写真について
写真は嫌いだ。ここで言う写真とは集合写真である。特に主だったエピソードはないがとにかくあまり好きではない。魂を抜かれるとかそういう思想を持っているわけでもない。
写真に意味はあるのだろうかと考えたとき私は意味は無いと思う。大抵の人間が写真を撮る理由は忘れたくない瞬間だとか残しておきたいことを忘れないためであろう。しかし仮に写真を撮っていなかったとしてそれを忘れることがあるのだろうか。いつかは忘れると思うがそれは所詮その程度の記憶だったのだ。忘れたくない記憶、忘れてはいけない記憶は残り続ける。それは写真ではなく文字としてかもしれないし口伝としてかもしれないが確実に残るのだ。
逆に写真を撮ることで安心しきってしまい忘れてはいけないことを忘れるかもしれない。やっぱり私は写真を撮りたくない。写真に撮れないことも覚えていたいし覚えていなければならない。そして忘れない。
写真に写せるものと写せないものでは写せないものを選びたい。昔本で読んだことがある。内容は上手く言い表せないが確かに私の考え方を変えた文章だった。とりあえず写真は撮らないことにした。
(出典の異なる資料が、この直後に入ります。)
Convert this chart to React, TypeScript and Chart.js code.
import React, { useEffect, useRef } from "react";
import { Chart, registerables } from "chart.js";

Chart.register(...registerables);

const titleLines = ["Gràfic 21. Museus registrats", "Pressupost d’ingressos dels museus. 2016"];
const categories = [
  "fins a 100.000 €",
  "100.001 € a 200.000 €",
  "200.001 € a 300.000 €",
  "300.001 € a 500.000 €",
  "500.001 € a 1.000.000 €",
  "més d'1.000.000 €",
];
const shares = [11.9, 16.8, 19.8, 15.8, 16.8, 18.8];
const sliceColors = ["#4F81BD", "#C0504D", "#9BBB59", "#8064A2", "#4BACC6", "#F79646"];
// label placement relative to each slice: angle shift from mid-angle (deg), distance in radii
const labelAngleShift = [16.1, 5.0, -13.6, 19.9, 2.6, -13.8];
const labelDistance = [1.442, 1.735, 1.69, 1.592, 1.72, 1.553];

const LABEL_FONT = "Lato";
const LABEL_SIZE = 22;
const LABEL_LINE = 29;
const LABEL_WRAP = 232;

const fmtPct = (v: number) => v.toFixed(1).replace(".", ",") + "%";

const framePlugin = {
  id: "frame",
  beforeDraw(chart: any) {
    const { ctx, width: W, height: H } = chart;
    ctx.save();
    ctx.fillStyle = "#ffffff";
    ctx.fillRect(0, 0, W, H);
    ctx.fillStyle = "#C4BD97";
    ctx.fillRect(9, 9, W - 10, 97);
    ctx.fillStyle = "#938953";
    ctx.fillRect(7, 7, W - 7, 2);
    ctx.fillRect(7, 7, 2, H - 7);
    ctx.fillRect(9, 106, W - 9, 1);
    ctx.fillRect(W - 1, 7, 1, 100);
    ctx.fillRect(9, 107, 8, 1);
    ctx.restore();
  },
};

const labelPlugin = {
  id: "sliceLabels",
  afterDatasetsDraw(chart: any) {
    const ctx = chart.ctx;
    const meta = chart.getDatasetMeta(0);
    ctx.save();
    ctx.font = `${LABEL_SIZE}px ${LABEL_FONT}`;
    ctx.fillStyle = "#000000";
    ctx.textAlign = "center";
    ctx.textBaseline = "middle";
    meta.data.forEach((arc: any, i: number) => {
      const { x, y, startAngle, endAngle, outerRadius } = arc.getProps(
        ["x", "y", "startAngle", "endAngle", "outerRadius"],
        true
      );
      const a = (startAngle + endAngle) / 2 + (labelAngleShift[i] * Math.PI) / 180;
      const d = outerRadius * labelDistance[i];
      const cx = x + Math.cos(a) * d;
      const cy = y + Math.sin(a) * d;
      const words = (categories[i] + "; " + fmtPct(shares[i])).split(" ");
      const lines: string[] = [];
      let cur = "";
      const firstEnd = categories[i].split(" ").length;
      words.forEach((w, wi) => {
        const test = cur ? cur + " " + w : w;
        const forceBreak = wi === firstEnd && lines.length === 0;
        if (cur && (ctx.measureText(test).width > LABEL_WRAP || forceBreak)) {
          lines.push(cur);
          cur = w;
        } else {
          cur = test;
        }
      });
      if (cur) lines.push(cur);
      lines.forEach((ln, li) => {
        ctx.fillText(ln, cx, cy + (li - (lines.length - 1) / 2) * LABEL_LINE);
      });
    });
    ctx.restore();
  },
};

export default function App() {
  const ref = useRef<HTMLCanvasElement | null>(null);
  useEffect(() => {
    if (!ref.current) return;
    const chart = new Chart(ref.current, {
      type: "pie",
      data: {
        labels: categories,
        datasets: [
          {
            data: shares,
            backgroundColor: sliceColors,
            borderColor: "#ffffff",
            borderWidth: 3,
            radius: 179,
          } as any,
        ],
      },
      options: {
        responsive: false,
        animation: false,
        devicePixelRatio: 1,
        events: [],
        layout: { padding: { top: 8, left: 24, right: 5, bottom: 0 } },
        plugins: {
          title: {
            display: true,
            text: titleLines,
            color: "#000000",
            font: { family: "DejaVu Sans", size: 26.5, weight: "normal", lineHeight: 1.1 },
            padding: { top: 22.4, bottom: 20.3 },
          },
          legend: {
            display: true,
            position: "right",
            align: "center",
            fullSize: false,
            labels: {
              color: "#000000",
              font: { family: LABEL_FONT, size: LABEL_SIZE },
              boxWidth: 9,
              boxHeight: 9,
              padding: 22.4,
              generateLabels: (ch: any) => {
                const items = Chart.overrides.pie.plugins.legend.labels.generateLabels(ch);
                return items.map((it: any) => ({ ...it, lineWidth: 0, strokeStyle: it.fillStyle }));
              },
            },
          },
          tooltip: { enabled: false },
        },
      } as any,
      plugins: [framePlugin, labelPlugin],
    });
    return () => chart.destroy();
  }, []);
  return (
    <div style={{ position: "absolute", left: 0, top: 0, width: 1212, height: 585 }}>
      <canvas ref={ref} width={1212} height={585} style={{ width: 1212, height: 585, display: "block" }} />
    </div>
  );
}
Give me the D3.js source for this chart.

写真が嫌いな理由はもう一つある。写りがあまり良くないのだ。それについては元が悪いだけだが、ポーズを取るのも苦手だったりする。なぜ写真を撮るだけにいちいちポーズを取らなければならないのか。あれはとても面倒だし恥ずかしい。なるべくなら避けたい。たぶん撮る側には滑稽に映っているだろう。と言うわけで写真の中の私はポーズを撮っていなかったりする。それが私の最良なのだ。